WHAT THE EXERCISE ASKS: Transcribe every line, keeping it exact.

<<<<

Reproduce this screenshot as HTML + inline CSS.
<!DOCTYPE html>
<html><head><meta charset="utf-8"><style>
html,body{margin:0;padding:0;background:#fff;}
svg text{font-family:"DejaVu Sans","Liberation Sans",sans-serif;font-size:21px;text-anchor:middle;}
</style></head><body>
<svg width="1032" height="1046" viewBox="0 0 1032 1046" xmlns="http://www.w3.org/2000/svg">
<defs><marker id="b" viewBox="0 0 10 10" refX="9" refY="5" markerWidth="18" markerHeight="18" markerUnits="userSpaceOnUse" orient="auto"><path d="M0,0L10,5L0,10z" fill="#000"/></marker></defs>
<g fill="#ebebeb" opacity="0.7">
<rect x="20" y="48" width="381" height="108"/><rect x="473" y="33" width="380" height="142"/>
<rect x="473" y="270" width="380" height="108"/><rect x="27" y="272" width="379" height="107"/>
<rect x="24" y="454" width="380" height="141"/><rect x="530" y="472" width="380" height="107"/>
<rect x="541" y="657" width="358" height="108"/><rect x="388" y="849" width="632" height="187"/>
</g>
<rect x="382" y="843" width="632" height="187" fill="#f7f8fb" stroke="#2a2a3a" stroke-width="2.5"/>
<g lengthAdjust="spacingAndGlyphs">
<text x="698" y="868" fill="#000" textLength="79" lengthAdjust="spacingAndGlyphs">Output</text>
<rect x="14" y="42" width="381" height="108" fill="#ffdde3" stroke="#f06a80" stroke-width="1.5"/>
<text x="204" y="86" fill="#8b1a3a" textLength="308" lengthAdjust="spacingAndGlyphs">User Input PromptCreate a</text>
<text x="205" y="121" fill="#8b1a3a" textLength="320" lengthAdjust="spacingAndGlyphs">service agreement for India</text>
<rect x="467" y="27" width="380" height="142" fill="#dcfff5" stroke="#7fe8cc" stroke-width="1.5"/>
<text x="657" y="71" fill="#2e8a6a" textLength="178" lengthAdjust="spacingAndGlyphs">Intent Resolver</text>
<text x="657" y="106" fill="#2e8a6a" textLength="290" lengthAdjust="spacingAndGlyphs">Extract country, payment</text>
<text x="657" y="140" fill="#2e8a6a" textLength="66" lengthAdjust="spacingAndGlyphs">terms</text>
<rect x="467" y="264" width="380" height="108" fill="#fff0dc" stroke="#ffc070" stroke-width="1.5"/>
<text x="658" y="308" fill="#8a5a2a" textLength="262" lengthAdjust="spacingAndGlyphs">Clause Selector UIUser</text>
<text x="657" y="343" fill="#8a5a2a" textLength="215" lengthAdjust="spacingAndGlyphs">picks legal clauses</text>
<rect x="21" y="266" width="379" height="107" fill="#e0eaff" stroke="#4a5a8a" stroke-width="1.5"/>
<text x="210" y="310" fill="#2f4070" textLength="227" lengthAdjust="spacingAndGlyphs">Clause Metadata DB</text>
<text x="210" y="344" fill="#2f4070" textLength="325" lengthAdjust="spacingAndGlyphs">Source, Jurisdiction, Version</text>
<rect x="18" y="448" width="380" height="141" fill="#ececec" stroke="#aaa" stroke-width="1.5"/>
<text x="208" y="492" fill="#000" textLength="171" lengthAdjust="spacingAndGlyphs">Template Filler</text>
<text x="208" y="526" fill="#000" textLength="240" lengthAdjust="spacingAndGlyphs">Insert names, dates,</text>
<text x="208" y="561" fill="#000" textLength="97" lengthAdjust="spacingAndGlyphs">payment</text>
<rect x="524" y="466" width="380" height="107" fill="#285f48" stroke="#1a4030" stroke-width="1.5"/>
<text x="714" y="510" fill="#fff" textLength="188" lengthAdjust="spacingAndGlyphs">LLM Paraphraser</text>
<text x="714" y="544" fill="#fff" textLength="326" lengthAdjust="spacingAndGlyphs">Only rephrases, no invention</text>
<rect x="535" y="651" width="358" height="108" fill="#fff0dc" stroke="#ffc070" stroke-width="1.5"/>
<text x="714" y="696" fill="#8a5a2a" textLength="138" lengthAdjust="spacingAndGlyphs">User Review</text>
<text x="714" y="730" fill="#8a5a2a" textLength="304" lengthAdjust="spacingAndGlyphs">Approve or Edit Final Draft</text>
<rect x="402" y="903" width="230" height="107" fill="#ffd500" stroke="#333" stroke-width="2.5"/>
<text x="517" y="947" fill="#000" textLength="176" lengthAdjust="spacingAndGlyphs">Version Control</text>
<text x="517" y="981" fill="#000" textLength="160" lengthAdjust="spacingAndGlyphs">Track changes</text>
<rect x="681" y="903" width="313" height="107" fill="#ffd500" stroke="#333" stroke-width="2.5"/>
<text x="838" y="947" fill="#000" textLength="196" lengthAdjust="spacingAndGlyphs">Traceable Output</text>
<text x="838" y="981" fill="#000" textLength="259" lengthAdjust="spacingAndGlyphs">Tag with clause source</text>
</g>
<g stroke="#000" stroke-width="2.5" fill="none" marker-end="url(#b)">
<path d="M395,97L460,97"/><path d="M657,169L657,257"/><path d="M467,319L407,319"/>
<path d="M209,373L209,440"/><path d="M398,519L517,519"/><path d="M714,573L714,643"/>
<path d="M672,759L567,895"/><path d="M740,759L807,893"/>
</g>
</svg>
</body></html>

>>>>

OUTPUT OF THE EXERCISE:
Reproduce this screenshot as HTML + inline CSS.
<!DOCTYPE html>
<html><head><meta charset="utf-8"><style>
html,body{margin:0;padding:0;background:#fff;}
svg text{font-family:"DejaVu Sans","Liberation Sans",sans-serif;font-size:21px;text-anchor:middle;}
</style></head><body>
<svg width="1032" height="1046" viewBox="0 0 1032 1046" xmlns="http://www.w3.org/2000/svg">
<defs><marker id="b" viewBox="0 0 10 10" refX="9" refY="5" markerWidth="18" markerHeight="18" markerUnits="userSpaceOnUse" orient="auto"><path d="M0,0L10,5L0,10z" fill="#000"/></marker></defs>
<g fill="#ebebeb" opacity="0.7">
<rect x="20" y="48" width="381" height="108"/><rect x="473" y="33" width="380" height="142"/>
<rect x="473" y="270" width="380" height="108"/><rect x="27" y="272" width="379" height="107"/>
<rect x="24" y="454" width="380" height="141"/><rect x="530" y="472" width="380" height="107"/>
<rect x="541" y="657" width="358" height="108"/><rect x="388" y="849" width="632" height="187"/>
</g>
<rect x="382" y="843" width="632" height="187" fill="#f7f8fb" stroke="#2a2a3a" stroke-width="2.5"/>
<g lengthAdjust="spacingAndGlyphs">
<text x="698" y="868" fill="#000" textLength="79" lengthAdjust="spacingAndGlyphs">Output</text>
<rect x="14" y="42" width="381" height="108" fill="#ffdde3" stroke="#f06a80" stroke-width="1.5"/>
<text x="204" y="86" fill="#8b1a3a" textLength="308" lengthAdjust="spacingAndGlyphs">User Input PromptCreate a</text>
<text x="205" y="121" fill="#8b1a3a" textLength="320" lengthAdjust="spacingAndGlyphs">service agreement for India</text>
<rect x="467" y="27" width="380" height="142" fill="#dcfff5" stroke="#7fe8cc" stroke-width="1.5"/>
<text x="657" y="71" fill="#2e8a6a" textLength="178" lengthAdjust="spacingAndGlyphs">Intent Resolver</text>
<text x="657" y="106" fill="#2e8a6a" textLength="290" lengthAdjust="spacingAndGlyphs">Extract country, payment</text>
<text x="657" y="140" fill="#2e8a6a" textLength="66" lengthAdjust="spacingAndGlyphs">terms</text>
<rect x="467" y="264" width="380" height="108" fill="#fff0dc" stroke="#ffc070" stroke-width="1.5"/>
<text x="658" y="308" fill="#8a5a2a" textLength="262" lengthAdjust="spacingAndGlyphs">Clause Selector UIUser</text>
<text x="657" y="343" fill="#8a5a2a" textLength="215" lengthAdjust="spacingAndGlyphs">picks legal clauses</text>
<rect x="21" y="266" width="379" height="107" fill="#e0eaff" stroke="#4a5a8a" stroke-width="1.5"/>
<text x="210" y="310" fill="#2f4070" textLength="227" lengthAdjust="spacingAndGlyphs">Clause Metadata DB</text>
<text x="210" y="344" fill="#2f4070" textLength="325" lengthAdjust="spacingAndGlyphs">Source, Jurisdiction, Version</text>
<rect x="18" y="448" width="380" height="141" fill="#ececec" stroke="#aaa" stroke-width="1.5"/>
<text x="208" y="492" fill="#000" textLength="171" lengthAdjust="spacingAndGlyphs">Template Filler</text>
<text x="208" y="526" fill="#000" textLength="240" lengthAdjust="spacingAndGlyphs">Insert names, dates,</text>
<text x="208" y="561" fill="#000" textLength="97" lengthAdjust="spacingAndGlyphs">payment</text>
<rect x="524" y="466" width="380" height="107" fill="#285f48" stroke="#1a4030" stroke-width="1.5"/>
<text x="714" y="510" fill="#fff" textLength="188" lengthAdjust="spacingAndGlyphs">LLM Paraphraser</text>
<text x="714" y="544" fill="#fff" textLength="326" lengthAdjust="spacingAndGlyphs">Only rephrases, no invention</text>
<rect x="535" y="651" width="358" height="108" fill="#fff0dc" stroke="#ffc070" stroke-width="1.5"/>
<text x="714" y="696" fill="#8a5a2a" textLength="138" lengthAdjust="spacingAndGlyphs">User Review</text>
<text x="714" y="730" fill="#8a5a2a" textLength="304" lengthAdjust="spacingAndGlyphs">Approve or Edit Final Draft</text>
<rect x="402" y="903" width="230" height="107" fill="#ffd500" stroke="#333" stroke-width="2.5"/>
<text x="517" y="947" fill="#000" textLength="176" lengthAdjust="spacingAndGlyphs">Version Control</text>
<text x="517" y="981" fill="#000" textLength="160" lengthAdjust="spacingAndGlyphs">Track changes</text>
<rect x="681" y="903" width="313" height="107" fill="#ffd500" stroke="#333" stroke-width="2.5"/>
<text x="838" y="947" fill="#000" textLength="196" lengthAdjust="spacingAndGlyphs">Traceable Output</text>
<text x="838" y="981" fill="#000" textLength="259" lengthAdjust="spacingAndGlyphs">Tag with clause source</text>
</g>
<g stroke="#000" stroke-width="2.5" fill="none" marker-end="url(#b)">
<path d="M395,97L460,97"/><path d="M657,169L657,257"/><path d="M467,319L407,319"/>
<path d="M209,373L209,440"/><path d="M398,519L517,519"/><path d="M714,573L714,643"/>
<path d="M672,759L567,895"/><path d="M740,759L807,893"/>
</g>
</svg>
</body></html>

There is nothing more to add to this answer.